Rieccoci a Napoli, a girare da capo il finale dell'epilogo, come
lo imponeva Dino. Si accende una luce: il portone si dischiude; entra,
Teresa, entra.
<<E poi?>>, mi chiede la Signora Hilda L., affacciata da una
balza, da un picco di ottime ragioni Ah cara e gentile Signora, ah. De
Laurentiis, al pari di Selznick o di Mayer o di qualunque altro scià
cinematografico, è De Laurentiis. L'arte, questi uomini, la concepiscono
e la frequentano come Nerone. L'empio Dino inflisse all'"Oro di Napoli"

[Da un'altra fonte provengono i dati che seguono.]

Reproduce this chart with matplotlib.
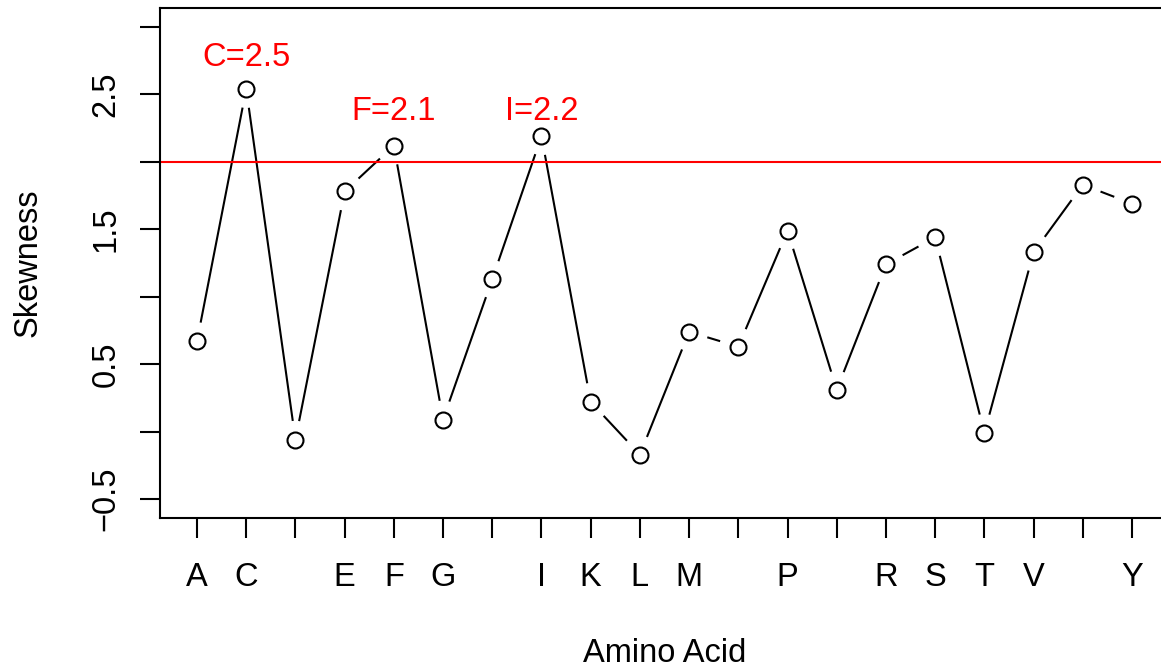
import matplotlib
matplotlib.use("Agg")
import matplotlib.pyplot as plt
import numpy as np

plt.rcParams['font.family'] = ['Liberation Sans', 'DejaVu Sans']

# skewness per amino acid
amino = ['A', 'C', 'D', 'E', 'F', 'G', 'H', 'I', 'K', 'L',
         'M', 'N', 'P', 'Q', 'R', 'S', 'T', 'V', 'W', 'Y']
skew = [0.67, 2.54, -0.06, 1.78, 2.12, 0.09, 1.13, 2.19, 0.22, -0.17,
        0.74, 0.63, 1.49, 0.31, 1.24, 1.44, -0.01, 1.33, 1.83, 1.69]
# labels that fit on the x axis
shown = ['A', 'C', 'E', 'F', 'G', 'I', 'K', 'L', 'M', 'P', 'R', 'S', 'T', 'V', 'Y']
yticks = [-0.5, 0, 0.5, 1, 1.5, 2, 2.5, 3]
ylabels = ['\u22120.5', '', '0.5', '', '1.5', '', '2.5', '']
cutoff = 2.0

W, H = 1161, 668
fs = 23.5
fig = plt.figure(figsize=(W / 100, H / 100), dpi=100)
ax = fig.add_axes([159.6 / W, 150 / H, (1169.4 - 159.6) / W, 510 / H])

x = np.arange(1, len(amino) + 1)
y = np.array(skew)
ax.set_xlim(0.24, 20.76)
ax.set_ylim(-0.64, 3.14)

# lines between points with a gap around each marker (like type="b")
gap = 19
pts = ax.transData.transform(np.column_stack([x, y]))
inv = ax.transData.inverted()
for p0, p1 in zip(pts[:-1], pts[1:]):
    d = p1 - p0
    n = np.hypot(*d)
    if n <= 2 * gap:
        continue
    u = d / n
    a = inv.transform(p0 + u * gap)
    b = inv.transform(p1 - u * gap)
    ax.plot([a[0], b[0]], [a[1], b[1]], color='black', lw=1.5,
            solid_capstyle='butt')

ax.plot(x, y, 'o', mfc='white', mec='black', mew=1.5, ms=11.5, ls='none')
ax.axhline(cutoff, color='red', lw=1.5)

# label the peaks above the cutoff, 0.3 above the truncated value
for xi, aa, v in zip(x, amino, skew):
    if v > cutoff:
        ax.text(xi, np.floor(v * 10) / 10 + 0.3, f'{aa}={v:.1f}',
                ha='center', va='center_baseline', color='red', fontsize=fs)

ax.set_xticks(x)
ax.set_xticklabels([a if a in shown else '' for a in amino], fontsize=fs)
ax.set_yticks(yticks)
ax.set_yticklabels(ylabels, fontsize=fs, rotation=90, va='center')
ax.tick_params(length=14.4, width=1.5)
ax.tick_params(axis='x', pad=17)
ax.tick_params(axis='y', pad=13)
for s in ax.spines.values():
    s.set_linewidth(1.5)

ax.set_xlabel('Amino Acid', fontsize=fs, labelpad=33)
ax.set_ylabel('Skewness', fontsize=fs, labelpad=34)

fig.savefig('out.png', dpi=100)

tagli belluini, soppresse il brano del funeralino (che era bellissimo) e
giurò che il film non sarebbe piaciuto a anima viva. Che brutti ricordi.
Un paio di volte, mentre si girava, Dino mi ricevette e parlò con me.

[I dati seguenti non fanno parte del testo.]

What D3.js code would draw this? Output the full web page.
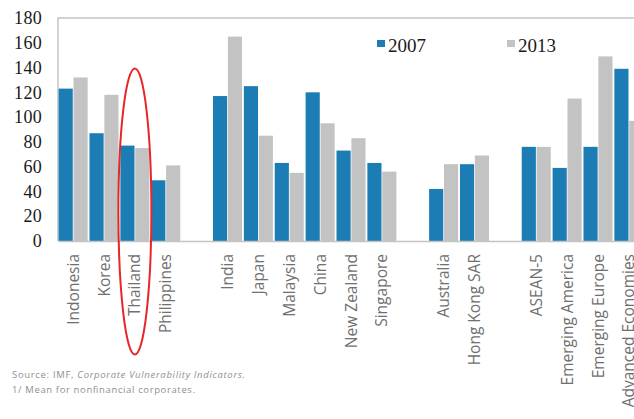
<!DOCTYPE html>
<html>
<head>
<meta charset="utf-8">
<script src="https://cdn.jsdelivr.net/npm/d3@7"></script>
<style>
  html, body { margin: 0; padding: 0; background: #ffffff; }
  svg { display: block; }
</style>
</head>
<body>
<svg id="chart" width="634" height="419"></svg>
<script>
// ---- data ----
const categories = ["Indonesia", "Korea", "Thailand", "Philippines", "",
  "India", "Japan", "Malaysia", "China", "New Zealand", "Singapore", "",
  "Australia", "Hong Kong SAR", "",
  "ASEAN-5", "Emerging America", "Emerging Europe", "Advanced Economies"];
const values2007 = [123, 87, 77, 49, null, 117, 125, 63, 120, 73, 63, null, 42, 62, null, 76, 59, 76, 139];
const values2013 = [132, 118, 75, 61, null, 165, 85, 55, 95, 83, 56, null, 62, 69, null, 76, 115, 149, 97];
const seriesNames = ["2007", "2013"];
const yTicks = [0, 20, 40, 60, 80, 100, 120, 140, 160, 180];
const highlighted = "Thailand";
const sourceNote = ["Source: IMF, ", "Corporate Vulnerability Indicators."];
const footNote = "1/ Mean for nonfinancial corporates.";

const colors = { "2007": "#1b7db4", "2013": "#c3c3c3" };

const svg = d3.select("#chart");

const plot = { left: 58, top: 18, bottom: 241, right: 644 };

const x = d3.scaleBand()
  .domain(d3.range(categories.length))
  .range([plot.left, plot.right])
  .paddingInner(0.06)
  .paddingOuter(0.02);

const xSub = d3.scaleBand()
  .domain(seriesNames)
  .range([0, x.bandwidth()])
  .paddingInner(0.05);

const y = d3.scaleLinear().domain([0, 180]).range([plot.bottom, plot.top]);

// plot border (left and top)
svg.append("path")
  .attr("d", `M${plot.left},${plot.bottom} L${plot.left},${plot.top} L${plot.right},${plot.top}`)
  .attr("fill", "none")
  .attr("stroke", "#c4c4c4")
  .attr("stroke-width", 1.5);

// bars
const rows = categories.map((c, i) => ({ i, c, v: { "2007": values2007[i], "2013": values2013[i] } }));
const groups = svg.append("g").selectAll("g")
  .data(rows.filter(r => r.c !== ""))
  .join("g")
  .attr("transform", d => `translate(${x(d.i)},0)`);

groups.selectAll("rect")
  .data(d => seriesNames.map(s => ({ s, v: d.v[s] })))
  .join("rect")
  .attr("x", d => xSub(d.s))
  .attr("width", xSub.bandwidth())
  .attr("y", d => y(d.v))
  .attr("height", d => y(0) - y(d.v))
  .attr("fill", d => colors[d.s]);

// y axis
const yAxis = svg.append("g")
  .attr("transform", `translate(${plot.left},0)`)
  .call(d3.axisLeft(y).tickValues(yTicks).tickSize(0).tickPadding(16));
yAxis.select(".domain").remove();
yAxis.selectAll("text")
  .attr("font-family", "'Liberation Serif', 'Times New Roman', serif")
  .attr("font-size", 18)
  .attr("letter-spacing", 0.3)
  .attr("fill", "#1a1a1a");

// x axis
const xAxis = svg.append("g")
  .attr("transform", `translate(0,${plot.bottom})`)
  .call(d3.axisBottom(x).tickSize(0).tickFormat(i => categories[i]));
xAxis.select(".domain")
  .attr("stroke", "#c4c4c4")
  .attr("stroke-width", 1.5);
xAxis.selectAll("text")
  .attr("transform", "rotate(-90)")
  .attr("x", -13)
  .attr("y", 0)
  .attr("dy", "0.36em")
  .attr("text-anchor", "end")
  .attr("font-family", "'Open Sans', 'Noto Sans', sans-serif")
  .attr("font-size", 15.5)
  .attr("fill", "#707070");

// legend
const legend = svg.append("g");
const legendX = { "2007": 377, "2013": 507 };
seriesNames.forEach(s => {
  legend.append("rect")
    .attr("x", legendX[s]).attr("y", 40)
    .attr("width", 8).attr("height", 7)
    .attr("fill", colors[s]);
  legend.append("text")
    .attr("x", legendX[s] + 11).attr("y", 51.5)
    .attr("font-family", "'Liberation Serif', 'Times New Roman', serif")
    .attr("font-size", 19)
    .attr("fill", "#1a1a1a")
    .text(s);
});

// highlight ellipse
const hi = categories.indexOf(highlighted);
svg.append("ellipse")
  .attr("cx", x(hi) + x.bandwidth() / 2)
  .attr("cy", 211.5)
  .attr("rx", 16.5)
  .attr("ry", 143)
  .attr("fill", "none")
  .attr("stroke", "#e8262a")
  .attr("stroke-width", 2);

// notes
const note1 = svg.append("text")
  .attr("x", 12).attr("y", 378)
  .attr("font-family", "'Open Sans', 'Noto Sans', sans-serif")
  .attr("font-size", 9.5)
  .attr("textLength", 233)
  .attr("lengthAdjust", "spacing")
  .attr("fill", "#8f8f8f");
note1.append("tspan").text(sourceNote[0]);
note1.append("tspan").attr("font-style", "italic").text(sourceNote[1]);

svg.append("text")
  .attr("x", 12).attr("y", 393)
  .attr("font-family", "'Open Sans', 'Noto Sans', sans-serif")
  .attr("font-size", 9.5)
  .attr("textLength", 183)
  .attr("lengthAdjust", "spacing")
  .attr("fill", "#8f8f8f")
  .text(footNote);
</script>
</body>
</html>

Severo corrucciato, eccelso come Giove sulla nube. <<Canaglia, mi hai
derubato>>, pareva che mi dicesse. Avevo la gola ridotta a una delle
meno accessibili crune d'ago. Mamma mia. Dei temi della nostra apparente
conversazione, De Laurentiis era digiuno come il Conte Ugolino ma il
pezzente cinematografico sembravo io; per poco non m'inginocchiavo
singhiozzando: <<Perdonami>>. Niente, il cine ma è quello che è perché
gli autori dei film sono i produttori: uomini di cifre, abili
organizzatori, chiocce di miioni finti o veri, ma estranei tanto alla
penna quanto alla macchina da presa e che non hanno mai saputo
raccontare un filo d'erba a nessuno. I produttori vengono a sapere dopo
lunghi anni e dopo montagne di premi, che Fellini ha ingegno e che la
Masina è formidabile: cento lettere anonime avrebbero forse anticipato i
loro favorevoli giudizi attuali sulla coppia del giorno. Si dirà: ma gli
editori? Sono letterati gli editori? No (in generale), ma accolgono o
respingono un libro; non lo vivisezionano.